Validators are entities within a proof-of-stake blockchain, like Ethereum, that process transactions and help maintain the overall security of the networks. As of May, there were around 50,000 validators in a “queue” waiting to join the network. This surge in validator demand could offer a 5% annual yield, appealing primarily to major ether holders who do not wish to withdraw money and are only seeking passive income from their holdings.
Some market observers suggest that these new validators could be a mix of newcomers and stakers who previously unlocked ether from the network to test if the process worked smoothly and are now re-entering. Matt Leisinger, co-founder of the staking protocol Alluvial, explained, “Immediately after the Shapella upgrade, significant selling pressure came from stakers who had locked tokens for over 18 months and were looking to exit their ETH position in stake.”
This demand has since decreased, as those stakers exited their positions, and we are now witnessing an increase in locking demand with newcomers entering the market. The Shapella upgrade, a combination of the words Shanghai and Capella, named after two significant Ethereum network upgrades that took place simultaneously on April 12th, enabled investors to withdraw their ether in stake at will for the first time.

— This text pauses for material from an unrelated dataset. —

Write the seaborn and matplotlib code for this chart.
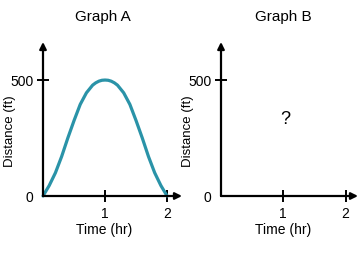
import numpy as np
import pandas as pd
import matplotlib
matplotlib.use("Agg")
import matplotlib.pyplot as plt
import seaborn as sns

# Data
time_hr = [0.0, 0.1, 0.2, 0.3, 0.4, 0.5, 0.6, 0.7, 0.8, 0.85, 0.9, 0.95, 1.0,
           1.05, 1.1, 1.15, 1.2, 1.3, 1.4, 1.5, 1.6, 1.7, 1.8, 1.9, 2.0]
distance_ft = [0, 45, 100, 170, 250, 325, 395, 445, 478, 488, 495, 499, 500,
               499, 495, 488, 478, 445, 395, 325, 250, 170, 100, 45, 0]
x_ticks = [1, 2]
y_ticks = [0, 500]
titles = ["Graph A", "Graph B"]
x_label = "Time (hr)"
y_label = "Distance (ft)"
unknown_mark = "?"
unknown_pos = (1.03, 328)

sns.set_theme(style="white")
plt.rcParams['font.family'] = ['Liberation Sans', 'DejaVu Sans']

fig = plt.figure(figsize=(3.6, 2.7), dpi=100)
W, H = 360, 270
line_color = "#2a93a8"

def make_axes(left_px, width_px, xmax):
    ax = fig.add_axes([left_px / W, 74 / H, width_px / W, 154 / H])
    ax.set_xlim(0, xmax)
    ax.set_ylim(0, 664)
    for s in ax.spines.values():
        s.set_visible(False)
    ax.annotate("", xy=(1, 0), xytext=(0, 0), xycoords="axes fraction",
                arrowprops=dict(arrowstyle="-|>", color="black", lw=1.6,
                                mutation_scale=10, shrinkA=0, shrinkB=0))
    ax.annotate("", xy=(0, 1), xytext=(0, 0), xycoords="axes fraction",
                arrowprops=dict(arrowstyle="-|>", color="black", lw=1.6,
                                mutation_scale=10, shrinkA=0, shrinkB=0))
    ax.set_xticks(x_ticks)
    ax.set_xticklabels([str(v) for v in x_ticks])
    ax.set_yticks(y_ticks)
    ax.set_yticklabels([str(v) for v in y_ticks])
    ax.tick_params(axis="both", direction="inout", length=8, width=1.4,
                   color="black", labelsize=10, labelcolor="black",
                   left=True, bottom=True)
    ax.tick_params(axis="y", pad=3)
    ax.tick_params(axis="x", pad=4)
    ax.yaxis.get_major_ticks()[0].tick1line.set_visible(False)
    ax.set_facecolor("none")
    return ax

axA = make_axes(43, 139, 2.24)
df = pd.DataFrame({"time": time_hr, "distance": distance_ft})
sns.lineplot(data=df, x="time", y="distance", ax=axA, color=line_color,
             lw=2.3, clip_on=False)

axB = make_axes(221, 137, 2.2)
axB.text(unknown_pos[0], unknown_pos[1], unknown_mark, fontsize=13,
         ha="center", va="center", color="black")

for ax, left_px, width_px, xc in [(axA, 43, 139, 104), (axB, 221, 137, 283)]:
    ax.set_xlabel(x_label, fontsize=10, color="black")
    ax.set_ylabel(y_label, fontsize=9.5, color="black")
    ax.xaxis.set_label_coords((xc - left_px) / width_px, (196 - 230) / 154)
    ylab_x = 10 if left_px < 100 else 188
    ax.yaxis.set_label_coords((ylab_x - left_px) / width_px, (196 - 131) / 154)
    ax.xaxis.label.set_va("center")
    ax.yaxis.label.set_va("center")

fig.text(103 / W, 1 - 17 / H, titles[0], ha="center", va="center",
         fontsize=11, color="black")
fig.text(283 / W, 1 - 17 / H, titles[1], ha="center", va="center",
         fontsize=11, color="black")

fig.savefig("out.png", dpi=100, facecolor="white")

As a result, staking deposits have surged in recent weeks. Data from on-chain analysis tool Nansen revealed that over 200,000 ether were deposited into the network last week, marking the first time deposits exceeded withdrawals since Shapella went live last month.
These additions have pushed the number of ether locked for staking purposes to over 19 million tokens, which accounts for nearly 15% of the total circulating supply. While the prospect of passive income and network support is alluring for cryptocurrency enthusiasts, this situation also raises questions about the balance between the desire for personal gains and the need for a robust, secure network. In addition, as wait times for validator entry remain long and validator exit is near-instant, the stability of the Ethereum network and its long-term viability may come into question, causing a level of skepticism among some investors.